Ringfort (Rath), Beltacken, Co. Westmeath

At the western tip of a natural east-west ridge in County Westmeath, a low, tree-covered mound sits in undulating pasture, commanding views in every direction.

It does not announce itself dramatically. What makes it quietly remarkable is the survival, however eroded, of a double-banked ringfort, the kind of enclosed farmstead that once numbered in the tens of thousands across Ireland and formed the basic unit of early medieval rural life. A ringfort, or rath, typically consisted of one or more circular earthen banks with a ditch, enclosing a domestic space where a farming family lived, kept livestock, and stored goods. The presence of two banks at Beltacken, with a fosse between them, suggests this was a settlement of some local standing.

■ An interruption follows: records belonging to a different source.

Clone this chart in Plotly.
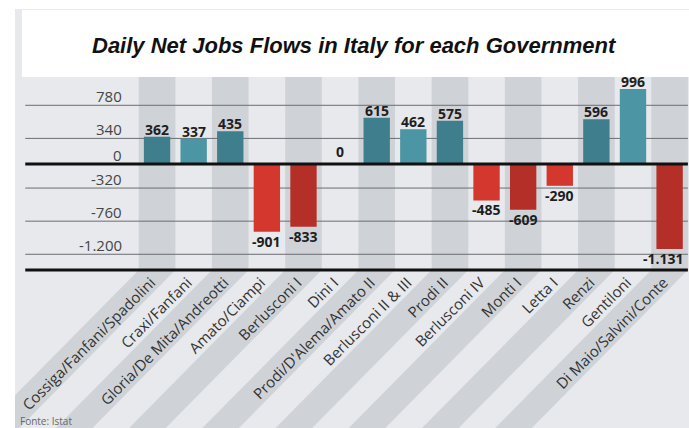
import plotly.graph_objects as go

governments = [
    "Cossiga/Fanfani/Spadolini", "Craxi/Fanfani", "Gloria/De Mita/Andreotti",
    "Amato/Ciampi", "Berlusconi I", "Dini I", "Prodi/D'Alema/Amato II",
    "Berlusconi II & III", "Prodi II", "Berlusconi IV", "Monti I", "Letta I",
    "Renzi", "Gentiloni", "Di Maio/Salvini/Conte",
]
daily_jobs = [362, 337, 435, -901, -833, 0, 615, 462, 575, -485, -609, -290, 596, 996, -1131]
y_ticks = [780, 340, 0, -320, -760, -1200]
y_tick_labels = ["780", "340", "0", "-320", "-760", "-1.200"]

TITLE = "Daily Net Jobs Flows in Italy for each Government"
SOURCE = "Fonte: Istat"

# geometry (pixels)
W, H = 689, 428
ML, MR, MT, MB = 15, 0, 77, 158
PH = H - MT - MB          # plot height
PX_PER_CAT = 36.6
XR = [-3.88, 14.53]
YR = [-1409, 1156]

def px_to_paper_y(py):
    return (H - MB - py) / PH

def px_to_paper_x(px):
    return (px - ML) / (W - ML - MR)

n = len(governments)
idx = list(range(n))

DARK_TEAL, LIGHT_TEAL = "#3e7e8d", "#4b95a5"
DARK_RED, LIGHT_RED = "#b52f29", "#d4372d"
colors = []
for i, v in enumerate(daily_jobs):
    if v >= 0:
        colors.append(DARK_TEAL if i % 2 == 0 else LIGHT_TEAL)
    else:
        colors.append(DARK_RED if i % 2 == 0 else LIGHT_RED)

fig = go.Figure(go.Bar(
    x=idx, y=daily_jobs, width=0.72,
    marker=dict(color=colors, line=dict(width=0)),
    hoverinfo="skip",
))

shapes = []
BG = "#e7e9ec"
STRIPE = "#cfd3d8"
# panel background
shapes.append(dict(type="rect", xref="paper", yref="paper", x0=0, x1=1,
                   y0=px_to_paper_y(H + 2), y1=px_to_paper_y(9),
                   fillcolor=BG, line=dict(width=0), layer="below"))
# white title box
shapes.append(dict(type="rect", xref="paper", yref="paper", x0=px_to_paper_x(22), x1=1,
                   y0=1, y1=px_to_paper_y(10),
                   fillcolor="white", line=dict(width=0), layer="below"))
# column stripes + diagonal continuation below axis
dy_px = H - (H - MB)
d = dy_px / PX_PER_CAT
yb = px_to_paper_y(H + 2)
for i in idx:
    if i % 2 == 0:
        shapes.append(dict(type="rect", xref="x", yref="paper", x0=i - 0.5, x1=i + 0.5,
                           y0=0, y1=1, fillcolor=STRIPE, line=dict(width=0), layer="below"))
        path = (f"M {i-0.5},0 L {i+0.5},0 L {i+0.5-d},{yb} L {i-0.5-d},{yb} Z")
        shapes.append(dict(type="path", xref="x", yref="paper", path=path,
                           fillcolor=STRIPE, line=dict(width=0), layer="below"))
# gridlines
GX0, GX1 = -3.6, 14.5
for t in y_ticks:
    if t == 0:
        continue
    shapes.append(dict(type="line", xref="x", yref="y", x0=GX0, x1=GX1, y0=t, y1=t,
                       line=dict(color="#6a6d72", width=1), layer="below"))
# zero line and bottom line
shapes.append(dict(type="line", xref="x", yref="y", x0=GX0, x1=GX1, y0=0, y1=0,
                   line=dict(color="#111111", width=3), layer="above"))
shapes.append(dict(type="line", xref="x", yref="paper", x0=GX0, x1=GX1, y0=0, y1=0,
                   line=dict(color="#111111", width=3), layer="above"))

annotations = []
annotations.append(dict(text=f"<b><i>{TITLE}</i></b>", xref="paper", yref="paper",
                        x=px_to_paper_x(354), y=px_to_paper_y(45), showarrow=False,
                        xanchor="center", yanchor="middle",
                        font=dict(family="Liberation Sans, Arial", size=22, color="#111111")))
# y tick labels
for t, lab in zip(y_ticks, y_tick_labels):
    annotations.append(dict(text=lab, xref="x", yref="y", x=-0.9, y=t, showarrow=False,
                            xanchor="right", yanchor="bottom", yshift=-3,
                            font=dict(family="Open Sans", size=15, color="#454545")))
# value labels
for i, v in enumerate(daily_jobs):
    lab = f"{v:,}".replace(",", ".")
    a = dict(text=f"<b>{lab}</b>", xref="x", yref="y", x=i, y=v, showarrow=False,
             font=dict(family="Open Sans", size=14, color="#1e1e1e"))
    if v > 0:
        a.update(yanchor="bottom", yshift=-4)
    elif v == 0:
        a.update(yanchor="bottom", yshift=1)
    else:
        a.update(yanchor="top", yshift=2)
    if i == n - 1:
        a.update(xshift=-6)
    annotations.append(a)
annotations.append(dict(text=SOURCE, xref="paper", yref="paper",
                        x=px_to_paper_x(18), y=px_to_paper_y(421), showarrow=False,
                        xanchor="left", yanchor="middle",
                        font=dict(family="Open Sans", size=10, color="#666666")))

fig.update_layout(
    width=W, height=H,
    margin=dict(l=ML, r=MR, t=MT, b=MB, pad=0),
    paper_bgcolor="white", plot_bgcolor="rgba(0,0,0,0)",
    showlegend=False,
    shapes=shapes, annotations=annotations,
    xaxis=dict(range=XR, tickmode="array", tickvals=idx, ticktext=governments,
               tickangle=-45, showgrid=False, zeroline=False, showline=False,
               ticks="", ticklabelshift=-6, ticklabelstandoff=0,
               tickfont=dict(family="Open Sans", size=15, color="#333333"),
               fixedrange=True),
    yaxis=dict(range=YR, showgrid=False, zeroline=False, showticklabels=False,
               showline=False, ticks="", fixedrange=True),
)

fig.write_html("out.html", config={"displayModeBar": False})
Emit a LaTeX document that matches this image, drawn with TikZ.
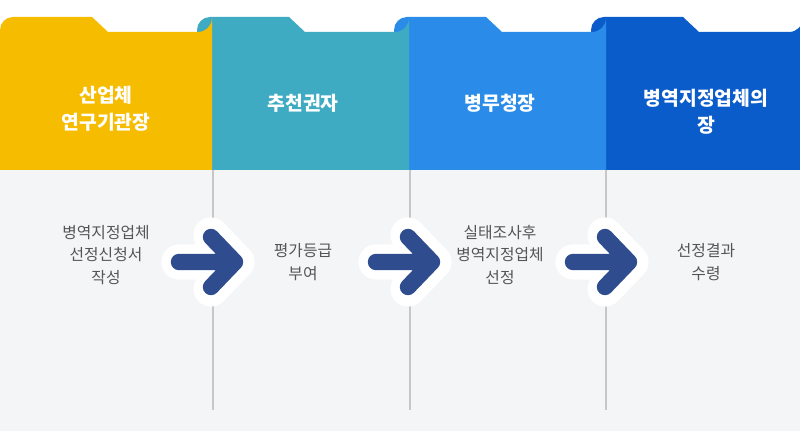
\documentclass[tikz,border=0pt]{standalone}
\usepackage{fontspec}
\setmainfont{Noto Sans CJK KR}
\usetikzlibrary{positioning}
\definecolor{cYellow}{HTML}{F6BC00}
\definecolor{cTeal}{HTML}{3FABC3}
\definecolor{cBlue}{HTML}{2A8CE8}
\definecolor{cNavy}{HTML}{0B5CCB}
\definecolor{cBody}{HTML}{F4F5F7}
\definecolor{cText}{HTML}{555555}
\definecolor{cArrow}{HTML}{2F4C8E}
\tikzset{
  head/.style={white,font=\bfseries\fontsize{16.5}{23}\selectfont,align=center},
  task/.style={cText,font=\fontsize{13.5}{19.5}\selectfont,align=center},
  sep/.style={line width=2.5pt,color=black!22},
}
\begin{document}
\begin{tikzpicture}[x=0.03cm,y=-0.03cm]
\useasboundingbox (0,0) rectangle (800,431);
\fill[cBody] (0,170) rectangle (800,431);
% folders, drawn right to left
\foreach \x/\c in {591/cNavy,394/cBlue,197/cTeal,0/cYellow}{
  \fill[\c] (\x,170) -- (\x,30) arc (180:270:13) -- (\x+92,17)
    -- (\x+108,32) -- (\x+198,32) arc (90:0:14) -- (\x+212,170) -- cycle;
}
% separators
\foreach \x in {213,410,606}
  \draw[sep] (\x,170) -- (\x,410);
\node[head] (h1) at (106,109) {산업체\\연구기관장};
\node[head] (h2) at (303,103) {추천권자};
\node[head] (h3) at (500,103) {병무청장};
\node[head] (h4) at (706,112) {병역지정업체의\\장};
\node[task] (s1) at (106,255) {병역지정업체\\선정신청서\\작성};
\node[task] (s2) at (303,262) {평가등급\\부여};
\node[task] (s3) at (500,255) {실태조사후\\병역지정업체\\선정};
\node[task] (s4) at (706,262) {선정결과\\수령};
% arrows
\foreach \x in {207,404,601}{
  \draw[white,line width=30pt,line cap=round,line join=round]
    (\x-28,262) -- (\x+30,262) (\x+4,235) -- (\x+30,262) -- (\x+4,289);
  \draw[cArrow,line width=14pt,line cap=round,line join=round]
    (\x-28,262) -- (\x+28,262) (\x+4,237) -- (\x+28,262) -- (\x+4,287);
}
\end{tikzpicture}
\end{document}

When surveyors recorded the site in 1980, they found an irregular oval roughly 22.5 metres east to west and 18 metres north to south. The inner bank, constructed of earth and stone, survives best along the eastern and east-north-eastern arc, where it still reads as a proper bank, but fades around the southern and western sides to little more than grass-covered stone wall footings. The fosse, the defensive ditch between the two banks, cuts a deep U-shape in section for most of its circuit, though it becomes noticeably shallower toward the south-east, a quirk that may owe something to the natural ridge pushing into the site from that direction rather than to any deliberate construction choice. The original entrance is still legible at the south-east: a causeway four metres wide and 0.7 metres high spans the fosse, with corresponding gaps of roughly 2.4 metres and 2.8 metres cut through the inner and outer banks on either side. The outer bank retains traces of internal stone facing on the east. Later agricultural field banks have been added against the outer bank at the west and north-west, forming a small triangular enclosure that abutts the earlier monument, a reminder that farmers in subsequent centuries found the existing earthwork a convenient boundary to build from. The site appeared as a circular enclosure on the Ordnance Survey six-inch map of 1837, and as a roughly oval earthwork on the revised twenty-five-inch edition of 1913, its form shifting slightly with each recorder's eye and the slow attrition of time.